仏壇選びの達人

専門紙「月刊宗教工芸新聞」が提供する
仏壇と仏壇店情報

第15回わが家のお仏壇物語

銅賞「笑ってじいちゃん」 内藤久代(愛知県・65歳)

 2017年8月、父は88才でその生涯を閉じた。晩年は認知症を患い、同居の私は介護と仕事を両立しながら看ていた。夫の協力もあり、あと7ケ月で定年を迎える前年の8月に脳内出血で旅立っていった。子供の私達姉妹にも、孫にも、ひ孫にも怒った顔は思い出せない。父はいつもにこにこ笑顔で、どんな事も引き受けてくれ、その要望に全力で応えようとしてくれた。我家にとってはスーパーじいちゃんだった。皆に愛され葬儀、49日もしめやかに行われた。時が流れてゆけばゆく程哀しみが押し寄せた。お仏壇の前で祈れば、声や姿が繰り返し胸に広がり、至らなかった自分を責めた。お仏壇の前だからこそ、父に逢い素直になれる自分がいた。
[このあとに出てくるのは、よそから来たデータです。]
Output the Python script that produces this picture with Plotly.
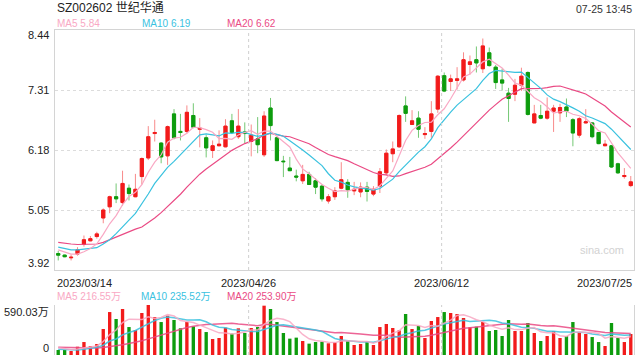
import plotly.graph_objects as go
import pandas as pd
import numpy as np

# ---------------- data ----------------
opens = [4.23, 4.20, 4.15, 4.22, 4.40, 4.47, 4.55, 4.90, 5.11, 5.30,
         5.19, 5.46, 5.30, 5.68, 6.03, 6.49, 6.31, 6.07, 6.86, 6.53,
         6.53, 6.83, 6.57, 6.41, 6.17, 6.26, 6.24, 6.73, 6.43, 6.52,
         6.34, 6.39, 6.09, 6.97, 6.41, 5.97, 5.84, 5.69, 5.60, 5.72,
         5.60, 5.50, 5.22, 5.30, 5.46, 5.57, 5.41, 5.39, 5.48, 5.35,
         5.50, 5.75, 6.11, 6.24, 7.01, 6.66, 6.78, 6.47, 6.53, 6.95,
         7.58, 7.47, 7.49, 7.50, 7.79, 7.88, 7.71, 8.01, 7.74, 7.50,
         7.25, 7.23, 7.40, 7.64, 6.69, 6.83, 6.78, 6.91, 6.88, 6.99,
         6.75, 6.46, 6.69, 6.69, 6.51, 6.26, 6.26, 5.92, 5.68, 5.51]
highs = [4.28, 4.21, 4.21, 4.35, 4.57, 4.56, 4.64, 5.08, 5.32, 5.55,
         5.79, 5.53, 5.73, 6.04, 6.63, 6.75, 6.33, 6.64, 6.95, 6.86,
         7.02, 7.06, 6.78, 6.46, 6.36, 6.55, 6.76, 6.86, 6.95, 6.70,
         6.66, 6.80, 6.91, 7.16, 6.44, 6.07, 6.05, 5.81, 5.90, 5.77,
         5.65, 5.53, 5.35, 5.48, 5.95, 5.63, 5.58, 5.57, 5.58, 5.50,
         5.84, 6.19, 6.34, 6.85, 7.19, 6.93, 6.91, 6.61, 7.10, 7.59,
         7.64, 7.60, 7.74, 8.02, 7.96, 8.13, 8.28, 8.11, 7.78, 7.71,
         7.35, 7.52, 7.73, 7.66, 7.03, 7.03, 7.17, 7.03, 7.05, 7.15,
         6.78, 6.80, 6.95, 6.70, 6.51, 6.37, 6.27, 5.94, 5.84, 5.69]
lows = [4.10, 4.16, 4.10, 4.19, 4.36, 4.46, 4.51, 4.80, 4.99, 5.18,
        5.13, 5.23, 5.29, 5.53, 5.99, 6.34, 5.93, 5.90, 6.38, 6.36,
        6.49, 6.59, 6.23, 6.04, 6.03, 6.25, 6.23, 6.48, 6.39, 6.31,
        6.06, 6.12, 6.05, 6.36, 5.97, 5.67, 5.79, 5.59, 5.54, 5.52,
        5.35, 5.21, 5.17, 5.24, 5.44, 5.28, 5.33, 5.29, 5.21, 5.31,
        5.37, 5.70, 5.95, 6.22, 6.71, 6.65, 6.41, 6.39, 6.41, 6.88,
        7.27, 7.29, 7.32, 7.47, 7.60, 7.64, 7.63, 7.75, 7.33, 7.30,
        6.71, 7.10, 7.29, 6.83, 6.69, 6.76, 6.75, 6.52, 6.71, 6.80,
        6.25, 6.41, 6.68, 6.40, 6.29, 6.26, 5.84, 5.73, 5.64, 5.48]
closes = [4.20, 4.17, 4.16, 4.30, 4.49, 4.51, 4.60, 5.05, 5.30, 5.26,
          5.55, 5.36, 5.44, 6.02, 6.43, 6.51, 6.05, 6.62, 6.41, 6.51,
          6.89, 6.61, 6.59, 6.22, 6.26, 6.29, 6.63, 6.51, 6.63, 6.49,
          6.46, 6.28, 6.82, 6.64, 5.98, 5.96, 5.79, 5.67, 5.72, 5.53,
          5.48, 5.26, 5.30, 5.41, 5.62, 5.43, 5.44, 5.48, 5.40, 5.44,
          5.77, 6.12, 6.20, 6.83, 6.87, 6.73, 6.57, 6.49, 6.86, 7.57,
          7.29, 7.52, 7.52, 7.88, 7.84, 7.82, 8.14, 7.77, 7.45, 7.44,
          7.15, 7.40, 7.57, 6.85, 6.86, 6.78, 6.91, 6.97, 6.98, 6.91,
          6.50, 6.77, 6.71, 6.43, 6.30, 6.29, 5.86, 5.75, 5.70, 5.58]
volumes = [59, 59, 47, 98, 153, 106, 130, 307, 507, 425,
           543, 330, 295, 496, 590, 448, 389, 464, 413, 315,
           389, 338, 307, 271, 189, 201, 323, 252, 315, 260,
           319, 330, 582, 543, 389, 260, 193, 205, 165, 134,
           153, 157, 138, 149, 224, 169, 118, 130, 157, 118,
           330, 366, 319, 291, 484, 307, 342, 201, 401, 448,
           507, 496, 484, 437, 327, 334, 389, 283, 295, 224,
           413, 283, 283, 378, 260, 165, 224, 283, 201, 224,
           389, 271, 248, 212, 153, 106, 378, 201, 153, 248]

# moving-average values before a full window exists
ma5_head = [4.30, 4.26, 4.22, 4.22]
ma10_head = [4.35, 4.32, 4.30, 4.30, 4.31, 4.32, 4.34, 4.41, 4.49]
ma20_head = [4.44, 4.42, 4.41, 4.40, 4.40, 4.40, 4.41, 4.44, 4.49, 4.55,
             4.60, 4.65, 4.69, 4.73, 4.81, 4.90, 5.00, 5.11, 5.22]
vma5_head = [86, 75, 66, 70]
vma10_head = [67, 63, 59, 60, 67, 75, 90, 115, 165]
vma20_head = [90, 88, 85, 82, 80, 80, 82, 88, 97, 108,
              120, 135, 150, 168, 190, 212, 235, 258, 285]

tick_labels = ["2023/03/14", "2023/04/26", "2023/06/12", "2023/07/25"]
tick_index = [0, 30, 60, 89]
price_ticks = [3.92, 5.05, 6.18, 7.31, 8.44]
vol_max = 590.03

title_text = "SZ002602 世纪华通"
time_text = "07-25 13:45"
ma_labels = ["MA5 5.84", "MA10 6.19", "MA20 6.62"]
vma_labels = ["MA5 216.55万", "MA10 235.52万", "MA20 253.90万"]

# ---------------- derived ----------------
n = len(closes)
x = list(range(n))


def ma(values, w, head):
    s = pd.Series(values, dtype=float).rolling(w).mean()
    s.iloc[:len(head)] = head
    return s.tolist()


ma5, ma10, ma20 = ma(closes, 5, ma5_head), ma(closes, 10, ma10_head), ma(closes, 20, ma20_head)
vma5, vma10, vma20 = ma(volumes, 5, vma5_head), ma(volumes, 10, vma10_head), ma(volumes, 20, vma20_head)

o = np.array(opens)
c = np.array(closes)
body_hi = np.maximum(o, c)
body_lo = np.minimum(o, c)

RED = "#f21b1b"
GREEN = "#0d9c0d"
RED_W = "#f88a8a"
GREEN_W = "#74c874"
C5 = "#f9a8c4"
C10 = "#3ac2df"
C20 = "#ea4a84"
FONT = "Liberation Sans, Arial, Noto Sans CJK SC, sans-serif"

fig = go.Figure()

# wicks
fig.add_trace(go.Candlestick(
    x=x, open=opens, high=highs, low=lows, close=closes,
    increasing=dict(line=dict(color=RED_W, width=1), fillcolor=RED_W),
    decreasing=dict(line=dict(color=GREEN_W, width=1), fillcolor=GREEN_W),
    whiskerwidth=0, xaxis="x", yaxis="y", showlegend=False, hoverinfo="skip"))
# bodies
fig.add_trace(go.Candlestick(
    x=x, open=opens, high=body_hi, low=body_lo, close=closes,
    increasing=dict(line=dict(color=RED, width=1), fillcolor=RED),
    decreasing=dict(line=dict(color=GREEN, width=1), fillcolor=GREEN),
    whiskerwidth=0, xaxis="x", yaxis="y", showlegend=False, hoverinfo="skip"))

for vals, col in [(ma20, C20), (ma10, C10), (ma5, C5)]:
    fig.add_trace(go.Scatter(x=x, y=vals, mode="lines", line=dict(color=col, width=1.2),
                             xaxis="x", yaxis="y", showlegend=False, hoverinfo="skip"))

vol_colors = [RED if cc >= oo else GREEN for oo, cc in zip(opens, closes)]
fig.add_trace(go.Bar(x=x, y=volumes, marker=dict(color=vol_colors, line=dict(width=0)),
                     width=0.52, xaxis="x2", yaxis="y2", showlegend=False, hoverinfo="skip"))
for vals, col in [(vma20, C20), (vma10, C10), (vma5, C5)]:
    fig.add_trace(go.Scatter(x=x, y=vals, mode="lines", line=dict(color=col, width=1.5),
                             opacity=0.85, xaxis="x2", yaxis="y2", showlegend=False, hoverinfo="skip"))

# ---------------- layout ----------------
W, H = 640, 360
L, R = 55, 634
main_top, main_bot = 30, 270
vol_top, vol_bot = 305, 355


def py(px):
    return (H - px) / H


xr = [-0.5, n - 0.5]
fig.update_layout(
    width=W, height=H, margin=dict(l=0, r=0, t=0, b=0),
    paper_bgcolor="white", plot_bgcolor="white",
    font=dict(family=FONT, color="#333333"),
    bargap=0.3,
    xaxis=dict(domain=[L / W, R / W], range=xr, showgrid=False, zeroline=False,
               showticklabels=False, showline=True, mirror=True, linecolor="#d4d4d4",
               rangeslider=dict(visible=False), anchor="y", fixedrange=True),
    yaxis=dict(domain=[py(main_bot), py(main_top)], range=[price_ticks[0], price_ticks[-1]],
               tickvals=price_ticks, showticklabels=False, showgrid=True,
               gridcolor="#dcdcdc", griddash="dot", gridwidth=1, zeroline=False,
               showline=True, mirror=True, linecolor="#d4d4d4", anchor="x", fixedrange=True),
    xaxis2=dict(domain=[L / W, R / W], range=xr, showgrid=False, zeroline=False,
                showticklabels=False, showline=False, anchor="y2", fixedrange=True),
    yaxis2=dict(domain=[py(vol_bot), py(vol_top)], range=[0, vol_max],
                tickvals=[0, vol_max], showticklabels=False, showgrid=True,
                gridcolor="#d4d4d4", griddash="dot", gridwidth=1, zeroline=False,
                showline=True, mirror=True, linecolor="#d4d4d4", anchor="x2", fixedrange=True),
)

# vertical dashed separators at the middle date ticks
shapes = []
for ti in tick_index[1:3]:
    xv = ti - 0.4
    for (ya, yb) in [(main_bot, main_top), (vol_bot, vol_top)]:
        shapes.append(dict(type="line", xref="x", yref="paper", x0=xv, x1=xv,
                           y0=py(ya), y1=py(yb), line=dict(color="#cfcfcf", width=1, dash="dot")))
fig.update_layout(shapes=shapes)

ann = []
# title and time
ann.append(dict(text=title_text, x=L / W, y=py(8), xref="paper", yref="paper",
                xanchor="left", yanchor="middle", showarrow=False,
                font=dict(size=12, color="#222222")))
ann.append(dict(text=time_text, x=R / W, y=py(9), xref="paper", yref="paper",
                xanchor="right", yanchor="middle", showarrow=False,
                font=dict(size=10.5, color="#333333")))
# MA legends
for txt, col, xp in zip(ma_labels, [C5, C10, C20], [55, 140, 225]):
    ann.append(dict(text=txt, x=xp / W, y=py(24), xref="paper", yref="paper",
                    xanchor="left", yanchor="middle", showarrow=False,
                    font=dict(size=10, color=col)))
for txt, col, xp in zip(vma_labels, [C5, C10, C20], [55, 139, 225]):
    ann.append(dict(text=txt, x=xp / W, y=py(296), xref="paper", yref="paper",
                    xanchor="left", yanchor="middle", showarrow=False,
                    font=dict(size=10, color=col)))
# price tick labels
for i, v in enumerate(price_ticks):
    shift = 7 if i == 0 else (-5 if i == len(price_ticks) - 1 else 0)
    ann.append(dict(text=f"{v:.2f}", x=51 / W, y=v, xref="paper", yref="y",
                    xanchor="right", yanchor="middle", yshift=shift, showarrow=False,
                    font=dict(size=11, color="#222222")))
# volume tick labels
ann.append(dict(text=f"{vol_max:.2f}万", x=51 / W, y=vol_max, xref="paper", yref="y2",
                xanchor="right", yanchor="middle", yshift=-7, showarrow=False,
                font=dict(size=11, color="#222222")))
ann.append(dict(text="0", x=51 / W, y=0, xref="paper", yref="y2",
                xanchor="right", yanchor="middle", yshift=7, showarrow=False,
                font=dict(size=11, color="#222222")))
# date labels
for j, (lab, ti) in enumerate(zip(tick_labels, tick_index)):
    if j == 0:
        xv, xa = -0.5, "left"
    elif j == len(tick_labels) - 1:
        xv, xa = n - 0.5, "right"
    else:
        xv, xa = ti - 0.4, "center"
    ann.append(dict(text=lab, x=xv, y=py(283), xref="x", yref="paper",
                    xanchor=xa, yanchor="middle", showarrow=False,
                    font=dict(size=11, color="#222222")))
# watermark
ann.append(dict(text="sina.com", x=602 / W, y=py(250), xref="paper", yref="paper",
                xanchor="center", yanchor="middle", showarrow=False,
                font=dict(size=11, color="#d2d2d2")))
fig.update_layout(annotations=ann)

fig.write_html("out.html", config={"displayModeBar": False},
               post_script="document.body.style.margin='0px';document.body.style.overflow='hidden';")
 そして一年後の8月、一周忌を迎える事になった。全ての供養が終わり、娘家族が帰る前にもう一度拝みたいと仏間に戻った時だった。当時8才と6才の孫が普段田舎には遊ぶものが無く常備していた風船を持ち出し、娘の力も借りて膨らませ始めた。「どうするの?」と聞く私に「じいちゃん、みんな帰ったら淋しいよね、かわいそうだから…」と顔を描いて仏壇の側に2つ供えていた。「これで大丈夫!!」満足げな2人の孫に父はどれ程喜んでいた事だろう。静まり返った仏間に行き、そっと写真を撮った。「じいちゃん嬉しいね。皆んな側についてるから、じいちゃんも皆んなを守っていてね」私はそう言い、2つの風船を撫でた。

 今から5年前の話。孫2人は今年中学生になる。そして8月には七回忌を迎える。お仏壇に孫は今年何を供えてくれるだろう。そして新しく生まれた内孫は1才になる。父よ、その日は目を細めて遺影から見ていて欲しい。

 お仏壇には親族1人1人の願いや祈りが込められている。そう想いながら私は今日もお茶を祀り、線香を立て、朝を迎えられた事に感謝している。